La heroína griega que viene a la mente como precursora mítica de Canetti es Filomela, cuya lengua le fue mutilada por decir la verdad (femenina) al poder (masculino), según lo cuenta Ovidio. Después de que su cuñado la violó, y luego le cortó la lengua para que no lo dijera, aun así, logró delatarlo —y derrocarlo como rey de Tracia— tejiendo en un tapiz el relato de su vejación. Arriesgarse y decir algo peligroso es un indicio de parresía, etimológicamente “decir todo”. Quien la promulga dice lo que tiene en mente, no esconde nada —abre su corazón y su mente a través de su discurso—. Está vinculada a la valentía ante el peligro: te arriesgas, incluso a morir, para decir la verdad. En sus reflexiones sobre la noción griega de parresía, el filósofo Michel Foucault afirma: “Romper el silencio al hablar es un acto político particularmente urgente frente a lo que es inconcebible e inadmisible en el nivel simbólico”.
La problemática del lenguaje se manifiesta en todas partes, pero es de particular relevancia en el psicoanálisis, donde el lenguaje, como sede de los instintos, encuentra el encuadre para la representación de su dramatismo. Cuando uno entra en análisis, el único compromiso es hablar: la experiencia se desarrolla a través de la palabra —que requiere la escucha flotante y atenta del psicoanalista—. La palabra es un acto que constituye al sujeto. Según el psicoanalista Paul Verhaeghe, el lenguaje no es tanto un medio de comunicación, sino un recurso para consolidar la identidad: “Eres madre de, hija de, padre de, hijo de…”, y la negación del lenguaje es perniciosa porque causa el colapso de la exterioridad y de la alteridad. El efecto de la palabra subyugada es devastador: las palabras suprimidas, los gritos silenciados se anudan en el cuerpo y pueden hacer de él un terrible nudo.

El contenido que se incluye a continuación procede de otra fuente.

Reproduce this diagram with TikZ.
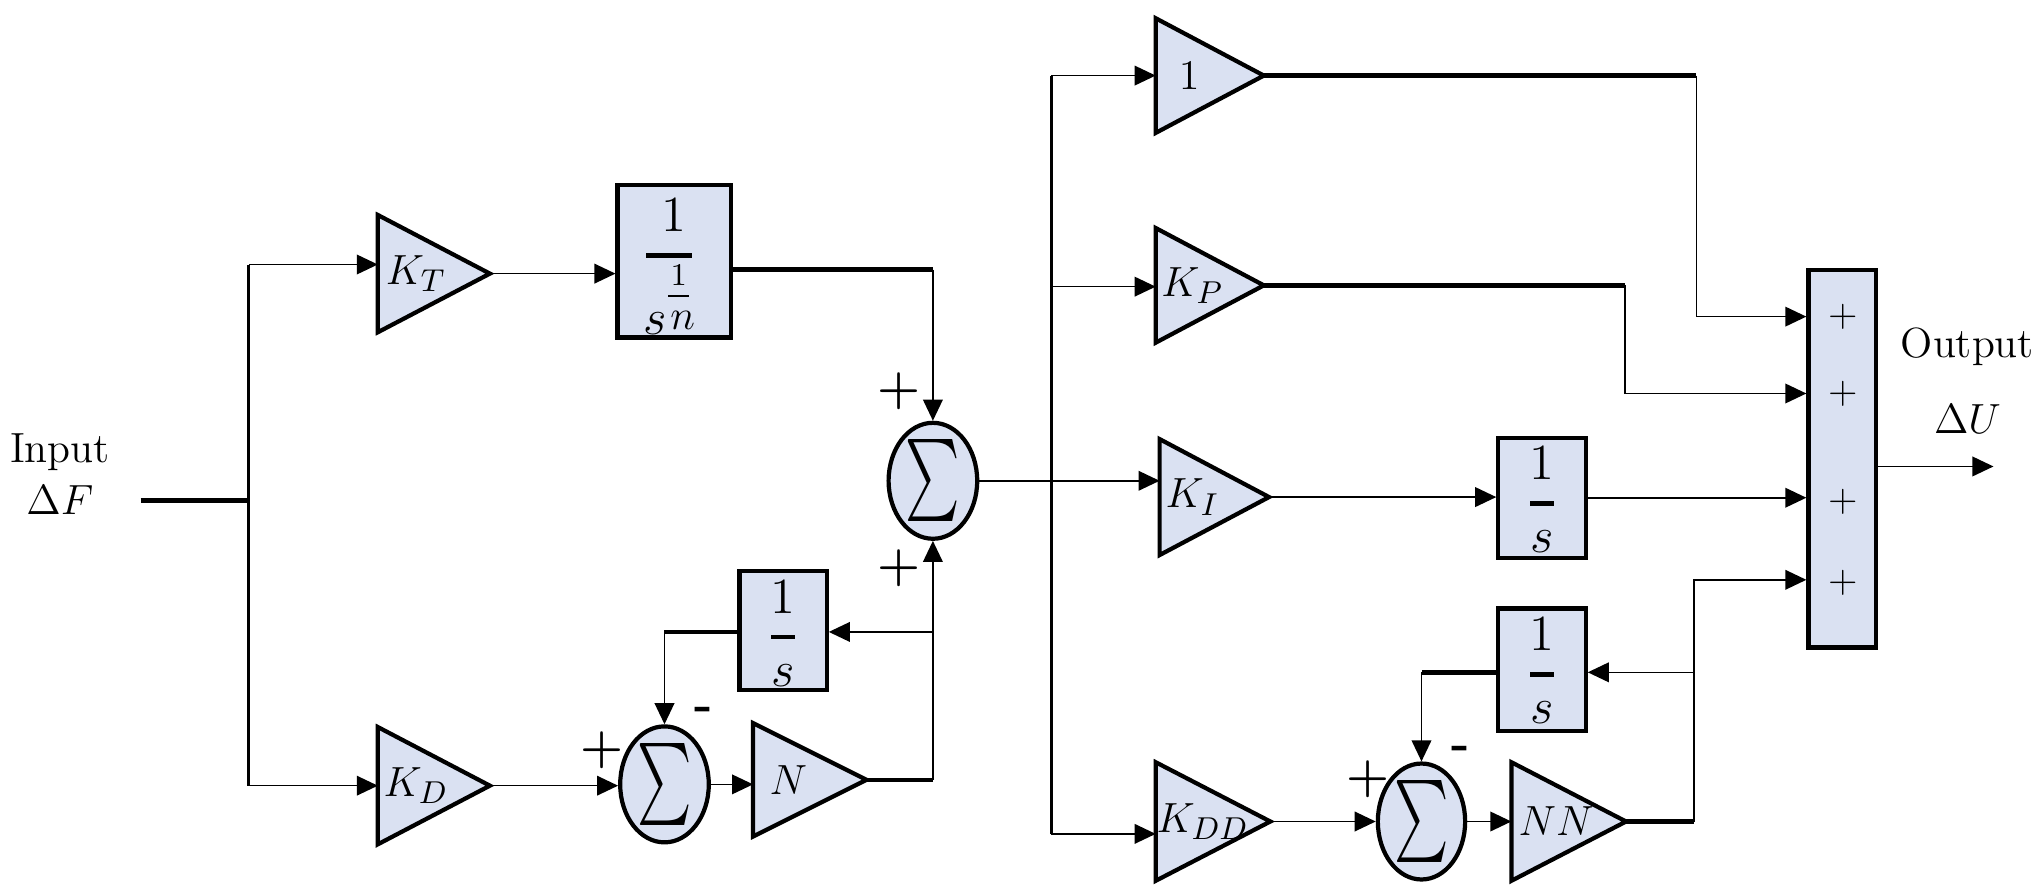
\documentclass[tikz,border=0pt]{standalone}
\usepackage{amsmath}
\usepackage{graphicx}
\usetikzlibrary{arrows.meta,shapes.geometric,calc}
\definecolor{blkfill}{HTML}{DAE1F2}
\newlength{\unitpx}
\setlength{\unitpx}{0.13029mm}
% amplifier triangle: name, left x, top y, bottom y, tip x, label, label x-fraction
\newcommand{\amp}[7]{%
  \coordinate (#1-a) at (#2,#3);
  \coordinate (#1-b) at (#2,#4);
  \coordinate (#1-e) at (#5,{(#3+#4)/2});
  \draw[outl] (#1-a) -- (#1-e) -- (#1-b) -- cycle;
  \node[lbl] (#1) at ({#2+#7*(#5-#2)},{(#3+#4)/2}) {#6};
}
% 1/s box: name, center, height
\newcommand{\onesbox}[3]{%
  \node[blk, minimum width=67\unitpx, minimum height=#3\unitpx] (#1) at (#2) {};
  \node[fr, anchor=base] (#1-n) at ($(#1.north)+(0,34)$) {$1$};
  \draw[line width=1.4pt] ($(#1.north)+(-9,52)$) -- ($(#1.north)+(9,52)$);
  \node[fr, anchor=base] (#1-d) at ($(#1.north)+(0,90)$) {$s$};
}
\begin{document}
\begin{tikzpicture}[x=0.13029mm,y=-0.13029mm,
  >={Triangle[length=6pt,width=5.6pt]},
  thinl/.style={line width=0.45pt},
  thickl/.style={line width=1.3pt},
  midl/.style={line width=0.8pt},
  outl/.style={line width=1.2pt, fill=blkfill, line join=miter},
  lbl/.style={inner sep=0pt, font=\fontsize{12.5}{15}\selectfont},
  fr/.style={inner sep=0pt, font=\fontsize{15}{17}\selectfont},
  blk/.style={draw, line width=1.2pt, fill=blkfill, inner sep=0pt},
  sumn/.style={ellipse, draw, line width=1.2pt, fill=blkfill, inner sep=0pt,
    minimum width=68\unitpx, minimum height=82\unitpx},
  txt/.style={inner sep=0pt, font=\fontsize{12}{14}\selectfont},
  pl/.style={inner sep=0pt, font=\fontsize{14}{15}\selectfont\bfseries},
  spl/.style={inner sep=0pt, font=\fontsize{11}{12}\selectfont\sffamily},
]
\useasboundingbox (0,0) rectangle (1568,687);
\newcommand{\sumsym}{\fontsize{19}{19}\selectfont\scalebox{0.85}[1.35]{$\sum$}}

% ---------- left part ----------
\amp{kt}{290}{165}{255}{376}{$K_T$}{0.34}
\amp{kd}{290}{558}{648}{376}{$K_D$}{0.34}
\amp{na}{578}{555}{642}{665}{$N$}{0.31}

\node[blk, minimum width=87\unitpx, minimum height=117\unitpx] (b1) at (517.5,200.5) {};
\node[fr, anchor=base] (b1-n) at (517,178) {$1$};
\draw[line width=1.4pt] (496,196) -- (531,196);
\node[inner sep=0pt, anchor=base, font=\fontsize{9}{10}\selectfont] (b1-m) at (521,219) {$1$};
\draw[line width=0.6pt] (513,227) -- (529,227);
\node[fr, anchor=base] (b1-s) at (503,257) {$s$};
\node[inner sep=0pt, anchor=base, font=\fontsize{12}{13}\selectfont] (b1-p) at (524,253) {$n$};

\onesbox{b2}{601,484}{91}

\node[sumn] (s1) at (716,369) {\sumsym};
\node[sumn, minimum height=83\unitpx] (s2) at (510,602) {\sumsym};

\coordinate (inS) at (108,384);
\coordinate (j0) at (191,384);
\coordinate (jt) at (191,203);
\coordinate (jb) at (191,603);
\draw[thickl] (inS) -- (j0);
\draw[midl] (jt) -- (jb);
\draw[thinl,->] (jt) -- (jt -| kt-a);
\draw[thinl,->] (jb) -- (jb -| kd-a);
\draw[thinl,->] (kt-e) -- (kt-e -| b1.west);
\coordinate (c1) at (716,207);
\draw[thickl] (b1.east |- c1) -- (c1);
\draw[thinl,->] (c1) -- (s1.north);
\draw[thinl,->] (kd-e) -- (kd-e -| s2.west);
\draw[thinl,->] (s2.east) -- (s2.east -| na-a);
\coordinate (c2) at (na-e -| s1.south);
\draw[thickl] (na-e) -- (c2);
\draw[thinl,->] (c2) -- (s1.south);
\coordinate (c3) at (716,485);
\draw[thinl,->] (c3) -- (c3 -| b2.east);
\coordinate (c4) at (s2.north |- c3);
\draw[thickl] (b2.west |- c3) -- (c4);
\draw[thinl,->] (c4) -- (s2.north);

\node[txt] (tIn) at (46,347) {Input};
\node[txt] (tDF) at (46,384) {$\Delta F$};
\node[pl] (p1) at (690,300) {+};
\node[pl] (p2) at (690,436) {+};
\node[pl] (p3) at (462,576) {+};
\node[pl] (m1) at (540,548) {-};

% ---------- right part ----------
\amp{g1}{887}{14}{102}{970}{$1$}{0.31}
\amp{kp}{887}{175}{263}{970}{$K_P$}{0.34}
\amp{ki}{890}{337}{426}{974}{$K_I$}{0.3}
\amp{kdd}{887}{585}{676}{975}{$K_{DD}$}{0.41}
\amp{nn}{1160}{585}{676}{1248}{$NN$}{0.39}

\onesbox{b3}{1183.5,382}{92}
\onesbox{b4}{1183.5,514}{94}
\node[sumn, minimum width=67\unitpx, minimum height=83\unitpx] (s3) at (1091,630.5) {\sumsym};
\node[blk, minimum width=52\unitpx, minimum height=290\unitpx] (big) at (1414,352) {};

\coordinate (r0) at (807,58);
\coordinate (r1) at (807,640);
\coordinate (rkp) at (807,220);
\draw[midl] (r0) -- (r1);
\draw[thinl,->] (s1.east) -- (s1.east -| ki-a);
\draw[thinl,->] (r0) -- (r0 -| g1-a);
\draw[thinl,->] (rkp) -- (rkp -| kp-a);
\draw[thinl,->] (r1) -- (r1 -| kdd-a);

\coordinate (d1) at (1302,58);
\coordinate (d1b) at (1302,243);
\draw[thickl] (g1-e) -- (d1);
\draw[thinl,->] (d1) -- (d1b) -- (d1b -| big.west);

\coordinate (d2) at (1247,219);
\coordinate (d2b) at (1247,302);
\draw[thickl] (kp-e) -- (d2);
\draw[thinl,->] (d2) -- (d2b) -- (d2b -| big.west);

\draw[thinl,->] (ki-e) -- (ki-e -| b3.west);
\draw[thinl,->] (b3.east) -- (b3.east -| big.west);

\draw[thinl,->] (kdd-e) -- (kdd-e -| s3.west);
\draw[thinl,->] (s3.east) -- (s3.east -| nn-a);
\coordinate (d4) at (1300,630.5);
\coordinate (d4b) at (1300,445);
\draw[thickl] (nn-e) -- (d4);
\draw[thinl,->] (d4) -- (d4b) -- (d4b -| big.west);
\coordinate (d5) at (1300,516);
\draw[thinl,->] (d5) -- (d5 -| b4.east);
\coordinate (c6) at (s3.north |- d5);
\draw[thickl] (b4.west |- d5) -- (c6);
\draw[thinl,->] (c6) -- (s3.north);

\coordinate (outE) at (1530,358);
\draw[thinl,->] (big.east |- outE) -- (outE);

\node[spl] (q1) at (1415,243) {+};
\node[spl] (q2) at (1415,302) {+};
\node[spl] (q3) at (1415,385) {+};
\node[spl] (q4) at (1415,447) {+};
\node[pl] (p4) at (1050,598) {+};
\node[pl] (m2) at (1121,578) {-};
\node[txt] (tOut) at (1510,266) {Output};
\node[txt] (tDU) at (1510,322) {$\Delta U$};
\end{tikzpicture}
\end{document}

¿Pero qué pasa con lo innombrable? Entre lo que se puede decir y lo que no se puede decir, hay una frontera real e infranqueable. El sujeto hablante, que se cree fuente y origen de su propio decir y hacer, es el ejecutor de una orden que se le escapa. Las palabras que utilizamos no captan con exactitud lo que queremos decir o, por el contrario, expresan más de lo que esperamos. A veces sentimos que nos faltan las palabras para decir algo; otras, nos pilla por sorpresa el hecho de haber dicho algo que no queríamos decir. La psicoanalista Julia Kristeva lo expresa así: “Pensé que mi lengua era mía, pero resulta ser ajena, distinta de mí en mí. ¿Soy su autor o su producto?”.
Decirlo todo es imposible. Cuando uno se da de topes contra los límites del lenguaje, y las palabras nos fallan, “es a través de esta misma imposibilidad que la verdad se aferra a lo real”, dice el psicoanalista Jacques Lacan. Lo imposible de decir es precisamente lo que nos hace seguir hablando, con la esperanza de finalmente expresar lo que no podemos llegar a decir. Somos rehenes del lenguaje, pero nuestras palabras se liberan en la interlocución. El enfoque esbozado por Freud para sus pacientes, lo sabemos, fue el de “no renunciar a las palabras porque se acaba renunciando a las cosas”.